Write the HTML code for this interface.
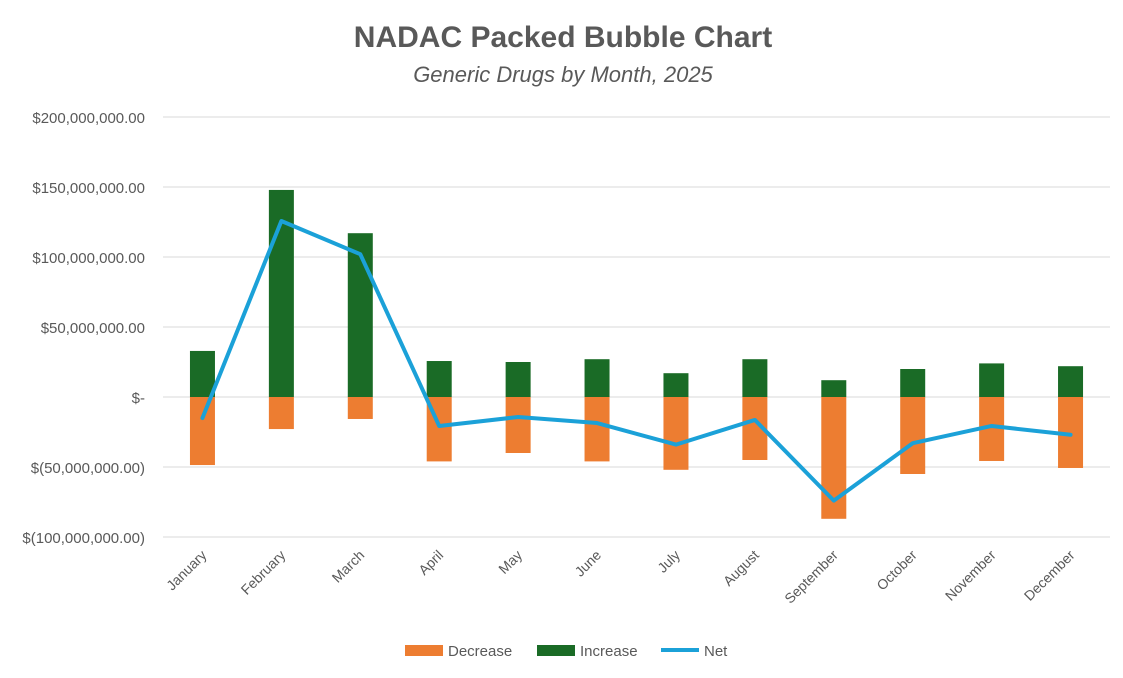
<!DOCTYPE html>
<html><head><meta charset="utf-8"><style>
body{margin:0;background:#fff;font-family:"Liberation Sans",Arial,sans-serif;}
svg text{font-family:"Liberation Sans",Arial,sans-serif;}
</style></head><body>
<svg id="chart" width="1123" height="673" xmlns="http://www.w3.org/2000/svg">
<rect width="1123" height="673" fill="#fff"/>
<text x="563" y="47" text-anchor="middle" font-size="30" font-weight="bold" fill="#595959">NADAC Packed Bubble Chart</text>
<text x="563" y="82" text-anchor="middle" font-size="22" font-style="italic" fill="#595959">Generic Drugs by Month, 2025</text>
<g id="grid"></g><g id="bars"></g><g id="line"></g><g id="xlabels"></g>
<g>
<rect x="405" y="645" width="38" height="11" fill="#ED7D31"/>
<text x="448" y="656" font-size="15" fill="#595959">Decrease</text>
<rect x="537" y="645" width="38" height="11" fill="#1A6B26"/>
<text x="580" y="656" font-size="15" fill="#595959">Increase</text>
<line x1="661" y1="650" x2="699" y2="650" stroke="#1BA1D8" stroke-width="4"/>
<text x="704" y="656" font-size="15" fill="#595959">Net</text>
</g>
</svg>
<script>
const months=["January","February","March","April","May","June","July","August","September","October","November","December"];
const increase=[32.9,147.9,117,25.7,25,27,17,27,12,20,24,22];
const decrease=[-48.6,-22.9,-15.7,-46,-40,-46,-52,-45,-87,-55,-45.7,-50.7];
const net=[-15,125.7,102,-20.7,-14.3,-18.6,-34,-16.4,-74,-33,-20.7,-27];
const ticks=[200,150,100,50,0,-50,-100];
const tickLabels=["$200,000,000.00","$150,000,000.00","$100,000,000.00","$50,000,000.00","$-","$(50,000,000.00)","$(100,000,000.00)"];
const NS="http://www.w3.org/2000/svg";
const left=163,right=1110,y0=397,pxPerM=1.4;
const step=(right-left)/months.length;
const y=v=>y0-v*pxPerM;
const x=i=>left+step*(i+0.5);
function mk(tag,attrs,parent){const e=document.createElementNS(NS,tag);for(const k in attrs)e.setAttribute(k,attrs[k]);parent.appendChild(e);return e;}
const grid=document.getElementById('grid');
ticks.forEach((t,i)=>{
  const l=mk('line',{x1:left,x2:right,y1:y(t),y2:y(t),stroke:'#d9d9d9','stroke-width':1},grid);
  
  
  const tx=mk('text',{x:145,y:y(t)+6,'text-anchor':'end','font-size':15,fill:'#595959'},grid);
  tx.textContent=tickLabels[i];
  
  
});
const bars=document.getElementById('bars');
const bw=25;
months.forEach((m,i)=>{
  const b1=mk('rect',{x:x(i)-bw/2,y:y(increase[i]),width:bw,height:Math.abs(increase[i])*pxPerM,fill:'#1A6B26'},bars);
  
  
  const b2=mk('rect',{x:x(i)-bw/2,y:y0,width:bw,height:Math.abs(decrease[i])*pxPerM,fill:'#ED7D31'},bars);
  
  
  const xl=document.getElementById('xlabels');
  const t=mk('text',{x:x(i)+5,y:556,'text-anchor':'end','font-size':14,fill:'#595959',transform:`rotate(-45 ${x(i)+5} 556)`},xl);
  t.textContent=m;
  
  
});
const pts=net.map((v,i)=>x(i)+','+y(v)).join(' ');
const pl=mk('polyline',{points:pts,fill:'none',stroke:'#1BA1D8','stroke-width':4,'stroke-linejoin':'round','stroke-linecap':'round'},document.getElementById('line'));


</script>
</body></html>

» **GOAL**: Print the complete listing exactly as it stands, without its pictures.

» **WRITTEN RESPONSE**:
Write the HTML code for this interface.
<!DOCTYPE html>
<html><head><meta charset="utf-8"><style>
body{margin:0;background:#fff;font-family:"Liberation Sans",Arial,sans-serif;}
svg text{font-family:"Liberation Sans",Arial,sans-serif;}
</style></head><body>
<svg id="chart" width="1123" height="673" xmlns="http://www.w3.org/2000/svg">
<rect width="1123" height="673" fill="#fff"/>
<text x="563" y="47" text-anchor="middle" font-size="30" font-weight="bold" fill="#595959">NADAC Packed Bubble Chart</text>
<text x="563" y="82" text-anchor="middle" font-size="22" font-style="italic" fill="#595959">Generic Drugs by Month, 2025</text>
<g id="grid"></g><g id="bars"></g><g id="line"></g><g id="xlabels"></g>
<g>
<rect x="405" y="645" width="38" height="11" fill="#ED7D31"/>
<text x="448" y="656" font-size="15" fill="#595959">Decrease</text>
<rect x="537" y="645" width="38" height="11" fill="#1A6B26"/>
<text x="580" y="656" font-size="15" fill="#595959">Increase</text>
<line x1="661" y1="650" x2="699" y2="650" stroke="#1BA1D8" stroke-width="4"/>
<text x="704" y="656" font-size="15" fill="#595959">Net</text>
</g>
</svg>
<script>
const months=["January","February","March","April","May","June","July","August","September","October","November","December"];
const increase=[32.9,147.9,117,25.7,25,27,17,27,12,20,24,22];
const decrease=[-48.6,-22.9,-15.7,-46,-40,-46,-52,-45,-87,-55,-45.7,-50.7];
const net=[-15,125.7,102,-20.7,-14.3,-18.6,-34,-16.4,-74,-33,-20.7,-27];
const ticks=[200,150,100,50,0,-50,-100];
const tickLabels=["$200,000,000.00","$150,000,000.00","$100,000,000.00","$50,000,000.00","$-","$(50,000,000.00)","$(100,000,000.00)"];
const NS="http://www.w3.org/2000/svg";
const left=163,right=1110,y0=397,pxPerM=1.4;
const step=(right-left)/months.length;
const y=v=>y0-v*pxPerM;
const x=i=>left+step*(i+0.5);
function mk(tag,attrs,parent){const e=document.createElementNS(NS,tag);for(const k in attrs)e.setAttribute(k,attrs[k]);parent.appendChild(e);return e;}
const grid=document.getElementById('grid');
ticks.forEach((t,i)=>{
  const l=mk('line',{x1:left,x2:right,y1:y(t),y2:y(t),stroke:'#d9d9d9','stroke-width':1},grid);
  
  
  const tx=mk('text',{x:145,y:y(t)+6,'text-anchor':'end','font-size':15,fill:'#595959'},grid);
  tx.textContent=tickLabels[i];
  
  
});
const bars=document.getElementById('bars');
const bw=25;
months.forEach((m,i)=>{
  const b1=mk('rect',{x:x(i)-bw/2,y:y(increase[i]),width:bw,height:Math.abs(increase[i])*pxPerM,fill:'#1A6B26'},bars);
  
  
  const b2=mk('rect',{x:x(i)-bw/2,y:y0,width:bw,height:Math.abs(decrease[i])*pxPerM,fill:'#ED7D31'},bars);
  
  
  const xl=document.getElementById('xlabels');
  const t=mk('text',{x:x(i)+5,y:556,'text-anchor':'end','font-size':14,fill:'#595959',transform:`rotate(-45 ${x(i)+5} 556)`},xl);
  t.textContent=m;
  
  
});
const pts=net.map((v,i)=>x(i)+','+y(v)).join(' ');
const pl=mk('polyline',{points:pts,fill:'none',stroke:'#1BA1D8','stroke-width':4,'stroke-linejoin':'round','stroke-linecap':'round'},document.getElementById('line'));


</script>
</body></html>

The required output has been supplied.